Living Near Fracking Wells Linked to Increased Hospitalization Rates

Fracking in California
A pumpjack brings oil to the surface in the Monterey Shale in California, April 29, 2013. Lucy Nicholson/Reuters

Study after study links hydraulic fracturing wells to air pollution and water contamination. Now, researchers have drawn a correlation between living in an area where fracking is underway and elevated rates of hospitalizations for heart conditions and neurological illnesses.

In a study published Wednesday in the journal PLOS ONE, scientists from Columbia University and the University of Pennsylvania looked at hospital admittance rates from 2007 to 2011 for 18 ZIP codes in three counties in northeastern Pennsylvania, where the fracking industry has boomed in recent years. Two of the counties, Bradford and Susquehanna, saw a surge in new drilling activity during this period. The third, Wayne County, functioned as a control; it had no producing natural gas wells after a 2010 ban on drilling due to its proximity to the Delaware River watershed.

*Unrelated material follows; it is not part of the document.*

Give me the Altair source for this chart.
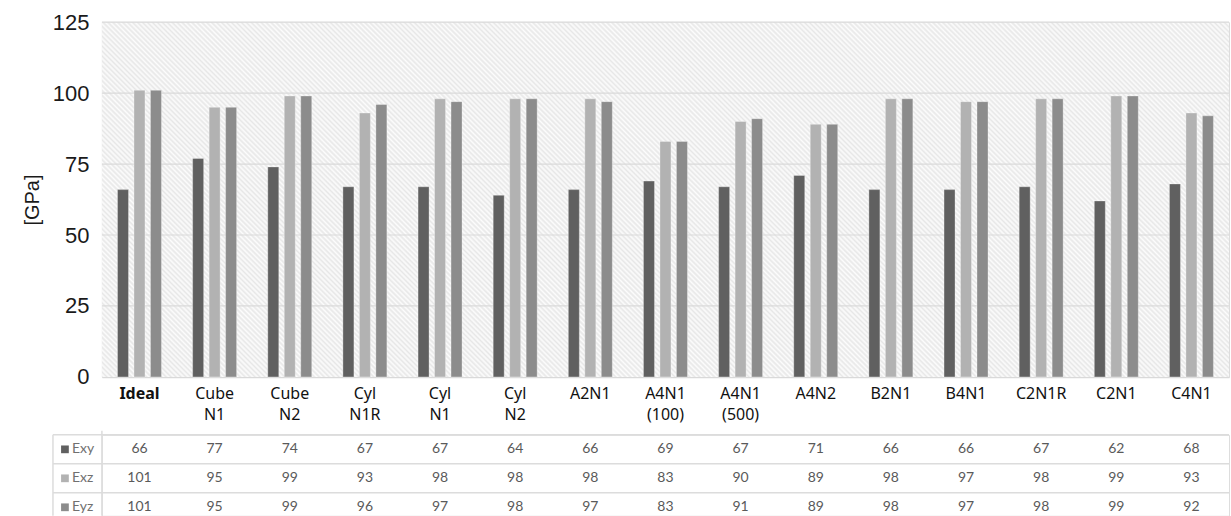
import altair as alt
import pandas as pd

# Specimen names and the three stiffness moduli (GPa)
categories = ["Ideal", "Cube N1", "Cube N2", "Cyl N1R", "Cyl N1", "Cyl N2", "A2N1",
              "A4N1 (100)", "A4N1 (500)", "A4N2", "B2N1", "B4N1", "C2N1R", "C2N1", "C4N1"]
series = ["Exy", "Exz", "Eyz"]
exy = [66, 77, 74, 67, 67, 64, 66, 69, 67, 71, 66, 66, 67, 62, 68]
exz = [101, 95, 99, 93, 98, 98, 98, 83, 90, 89, 98, 97, 98, 99, 93]
eyz = [101, 95, 99, 96, 97, 98, 97, 83, 91, 89, 98, 97, 98, 99, 92]
y_ticks = [0, 25, 50, 75, 100, 125]
colors = ["#606060", "#b2b2b2", "#8c8c8c"]

W, H = 1128, 355
TABLE_H = 81
ROW = 29

rows = []
for name, vals in zip(series, [exy, exz, eyz]):
    for cat, v in zip(categories, vals):
        rows.append({"category": cat, "series": name, "value": v})
df = pd.DataFrame(rows)
ser_df = pd.DataFrame({"series": series})
grid_df = pd.DataFrame({"tick": y_ticks})

x_scale = alt.Scale(domain=categories, paddingInner=0.415, paddingOuter=0.2075)
color_scale = alt.Scale(domain=series, range=colors)

# Diagonal hatch for the plot background, built as a striped linear gradient
# running perpendicular to 45-degree stripes in pixel space.
s = (H + W) / (H * H / W + W)
n_periods = 300
stops = []
for i in range(n_periods):
    stops.append(alt.GradientStop(offset=i / n_periods, color="#e7e7e7"))
    stops.append(alt.GradientStop(offset=(i + 0.5) / n_periods, color="#fcfcfc"))
stops.append(alt.GradientStop(offset=1.0, color="#e7e7e7"))
hatch = alt.LinearGradient(gradient="linear", stops=stops,
                           x1=0, y1=1, x2=s, y2=1 - s * H / W)

hatch_rect = alt.Chart(ser_df).mark_rect(color=hatch).encode(
    x=alt.value(0), x2=alt.value(W), y=alt.value(0), y2=alt.value(H)
).transform_filter(alt.datum.series == "Exy")

grid = alt.Chart(grid_df).mark_rule(color="#dadada", strokeWidth=1.2).encode(
    y=alt.Y("tick:Q", scale=alt.Scale(domain=[0, 125])),
    x=alt.value(0), x2=alt.value(W)
).transform_filter(alt.datum.tick > 0)

bars = alt.Chart(df).mark_bar(stroke="#ffffff", strokeWidth=0.6, strokeOpacity=0.5).encode(
    x=alt.X("category:N", sort=categories, scale=x_scale,
            axis=alt.Axis(title=None, labelAngle=0, ticks=False,
                          domainColor="#d9d9d9", domainWidth=1.5,
                          labelExpr="split(datum.label, ' ')",
                          labelFontWeight=alt.expr("datum.value == 'Ideal' ? 'bold' : 'normal'"),
                          labelFont="Noto Sans", labelFontSize=16, labelColor="#111111",
                          labelLineHeight=21, labelPadding=9, labelBaseline="top")),
    xOffset=alt.XOffset("series:N", sort=series,
                        scale=alt.Scale(domain=series, paddingInner=0.333, paddingOuter=0)),
    y=alt.Y("value:Q", scale=alt.Scale(domain=[0, 125]),
            axis=alt.Axis(values=y_ticks, title="[GPa]", grid=False, domain=False, ticks=False,
                          labelFont="Liberation Sans", labelFontSize=22, labelColor="#1a1a1a",
                          labelPadding=13, titleFont="Liberation Sans", titleFontSize=20,
                          titleFontWeight="normal", titleColor="#1a1a1a", titlePadding=10)),
    color=alt.Color("series:N", scale=color_scale, legend=None),
)

top = alt.layer(hatch_rect, grid, bars).properties(width=W, height=H)

# Data table under the chart
y_tab = alt.Y("series:N", sort=series, axis=None,
              scale=alt.Scale(domain=series, range=[0, ROW * 3], paddingInner=0, paddingOuter=0))
line_color = "#dcdcdc"

h_lines = alt.Chart(ser_df).mark_rule(color=line_color, strokeWidth=1.5).encode(
    y=alt.Y("series:N", sort=series, axis=None, bandPosition=0,
            scale=alt.Scale(domain=series, range=[0, ROW * 3], paddingInner=0, paddingOuter=0)),
    x=alt.value(-49), x2=alt.value(W)
)
v_left = alt.Chart(ser_df).mark_rule(color=line_color, strokeWidth=1.5).encode(
    x=alt.value(-49), y=alt.value(0), y2=alt.value(TABLE_H)
).transform_filter(alt.datum.series == "Exy")
v_axis = alt.Chart(ser_df).mark_rule(color=line_color, strokeWidth=1.5).encode(
    x=alt.value(0), y=alt.value(-4), y2=alt.value(TABLE_H)
).transform_filter(alt.datum.series == "Exy")

swatches = alt.Chart(ser_df).mark_square(size=60, opacity=1).encode(
    x=alt.value(-37), y=y_tab,
    color=alt.Color("series:N", scale=color_scale, legend=None)
)
row_names = alt.Chart(ser_df).mark_text(align="left", baseline="middle", font="Lato",
                                        fontSize=14, color="#707070").encode(
    x=alt.value(-30), y=y_tab, text="series:N"
)
cells = alt.Chart(df).mark_text(baseline="middle", font="Lato", fontSize=14,
                                color="#5a5a5a").encode(
    x=alt.X("category:N", sort=categories, scale=x_scale, axis=None),
    y=y_tab, text="value:Q"
)

table = alt.layer(h_lines, v_left, v_axis, swatches, row_names, cells).properties(
    width=W, height=TABLE_H
)

chart = alt.vconcat(top, table, spacing=5).properties(
    padding={"left": 21, "top": 10, "right": 0, "bottom": 0}
).configure_view(stroke="transparent").configure(background="#ffffff")

chart.save("out.html", embed_options={"renderer": "svg", "actions": False})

In the ZIP codes with the most fracking wells (greater than .79 wells per square kilometer, or roughly .5 wells per square mile), researchers found a 27 percent higher rate of cardiology hospitalizations than in fracking-free ZIP codes for every year that that fracking activity remained that high. Rates of hospitalizations for cancer, skin conditions, neurological illnesses and urologic problems were also higher in these regions.

"At this point, we suspect that residents are exposed to many toxicants, noise and social stressors due to hydraulic fracturing near their homes and this may add to the increased number of hospitalizations," Reynold Panettieri Jr., the deputy director of the Center of Excellence in Environmental Toxicology at University of Pennsylvania and senior author of the study, said in a statement.

More research, however, will be required to be able to determine whether fracking is the culprit behind the difference between hospitalizations in the region and, if so, how specific contaminants from the process could be causing the elevation in health problems. Meanwhile, the health effects of chemicals injected underground to fracture oil- and gas-trapping rock are still largely unknown, and air pollution from drilling has been linked to an array of health effects in other regions. The cumulative body of research linking fracking to potential health effects was enough to prompt New York's governor to ban the practice in 2014. (In Texas, meanwhile, where fracking is a major industry, Governor Greg Abbott signed a law preemptively preventing towns and cities from banning fracking.)

The researchers note that while further studies are planned using the hospitalization data from their paper, their findings should be significant enough to prompt inquiry into whether health care costs ought to be a factor in determining the benefits of drilling unconventionally.